Todd Helton's power continued to dip, as he hit .302/.404/.476 in his age-32 season. Considering the money left on his massive contract, the Rox cannot be pleased with that. Luckily for the Rockies, Garrett Atkins, Matt Holliday and Brad Hawpe all started showing some of their potential at the plate. I mentioned this at Baseball Prospectus back near the end of July, and nothing much has changed since then. Atkins hit .346/.416/.583 at home, and .313/.402/.531 on the road. Holliday hit .373/.440/.692 at Coors and a much poorer -- but still productive -- .280/.333/.485 on the road, while Hawpe actually hit better on the road: .282/.369/.454 at Coors, .303/.395/.571 away from it. These three players will be at the core of the Rockies going forward, and there is an abundance of young talent still in the system.

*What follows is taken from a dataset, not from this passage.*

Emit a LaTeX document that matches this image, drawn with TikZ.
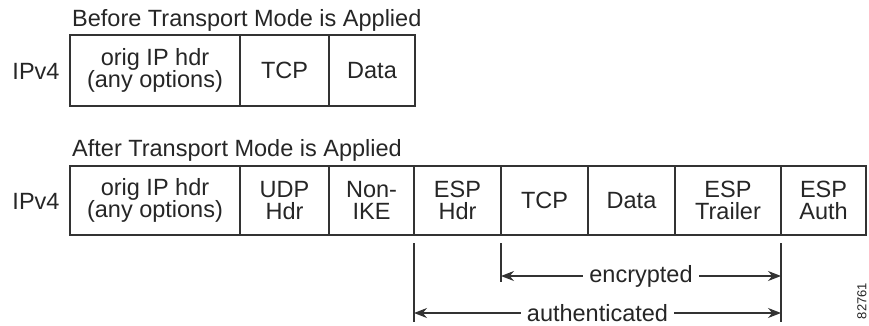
\documentclass[tikz,border=0pt]{standalone}
\usepackage{fontspec}
\setmainfont{Liberation Sans}
\usetikzlibrary{arrows.meta}
\begin{document}
\begin{tikzpicture}[x=1pt,y=-1pt,
  every node/.style={font=\fontsize{23.5}{22.5}\selectfont, text=black!85},
  cell/.style={draw=black!80, line width=1.3pt, rectangle, inner sep=0pt, outer sep=0pt, align=center},
  title/.style={anchor=base west, inner sep=0pt},
  dimline/.style={draw=black!80, line width=1.2pt},
  dimarrow/.style={draw=black!80, line width=1.2pt, {Stealth[length=13pt,width=10pt]}-{Stealth[length=13pt,width=10pt]}},
  dimlabel/.style={fill=white, inner sep=6pt, inner ysep=0pt}
]
\useasboundingbox (0,0) rectangle (869,326);
\fill[white] (0,0) rectangle (869,326);

% ---- Before ----
\node[title] (t1) at (72,26.5) {Before Transport Mode is Applied};
\node (v1) at (36,71) {IPv4};
\node[cell, minimum width=170pt, minimum height=71pt] (b1) at (155,70.5) {orig IP hdr\\(any options)};
\node[cell, minimum width=89pt, minimum height=71pt] (b2) at (284.5,70.5) {TCP};
\node[cell, minimum width=86pt, minimum height=71pt] (b3) at (372,70.5) {Data};

% ---- After ----
\node[title] (t2) at (72,156) {After Transport Mode is Applied};
\node (v2) at (36,201) {IPv4};
\node[cell, minimum width=170pt, minimum height=69pt] (a1) at (155,200.5) {orig IP hdr\\(any options)};
\node[cell, minimum width=89pt, minimum height=69pt] (a2) at (284.5,200.5) {UDP\\Hdr};
\node[cell, minimum width=85pt, minimum height=69pt] (a3) at (371.5,200.5) {Non-\\IKE};
\node[cell, minimum width=87pt, minimum height=69pt] (a4) at (457.5,200.5) {ESP\\Hdr};
\node[cell, minimum width=87pt, minimum height=69pt] (a5) at (544.5,200.5) {TCP};
\node[cell, minimum width=87pt, minimum height=69pt] (a6) at (631.5,200.5) {Data};
\node[cell, minimum width=106pt, minimum height=69pt] (a7) at (728,200.5) {ESP\\Trailer};
\node[cell, minimum width=85pt, minimum height=69pt] (a8) at (823.5,200.5) {ESP\\Auth};

% ---- dimension lines ----
\coordinate (p1) at (414,243);
\coordinate (p1e) at (414,322);
\coordinate (p2) at (501,243);
\coordinate (p2e) at (501,282);
\coordinate (p3) at (781,243);
\coordinate (p3e) at (781,322);
\draw[dimline] (p1) -- (p1e);
\draw[dimline] (p2) -- (p2e);
\draw[dimline] (p3) -- (p3e);

\coordinate (e1) at (501,276);
\coordinate (e2) at (781,276);
\draw[dimarrow] (e1) -- node[dimlabel] (enc) {encrypted} (e2);

\coordinate (h1) at (414,313);
\coordinate (h2) at (781,313);
\draw[dimarrow] (h1) -- node[dimlabel] (auth) {authenticated} (h2);

\node[rotate=90, font=\fontsize{13}{13}\selectfont] (num) at (862,301) {82761};
\end{tikzpicture}
\end{document}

One of the most important pieces from that talent was called up in September, and almost immediately ripped the starting shortstop job out of Clint Barmes awful hitting hands. Barmes hit .220/.264/.335 with a .201 EqA for the season, while the 21-year old Troy Tulowitzki hit .240/.318/.292 with a .216 EqA. That isn't to say Tulo's performance was much better than the somewhat impotent bat of Barmes, but he is only 21, and was drafted all of a year and four months ago. The Rox have high hopes for him going forward, and they'll need his production, along with the aforementioned power trio, in order to compete in the National League West. That time period doesn't seem nearly as far off as it did prior to the 2006 season though, which is a great sign for Rox fans.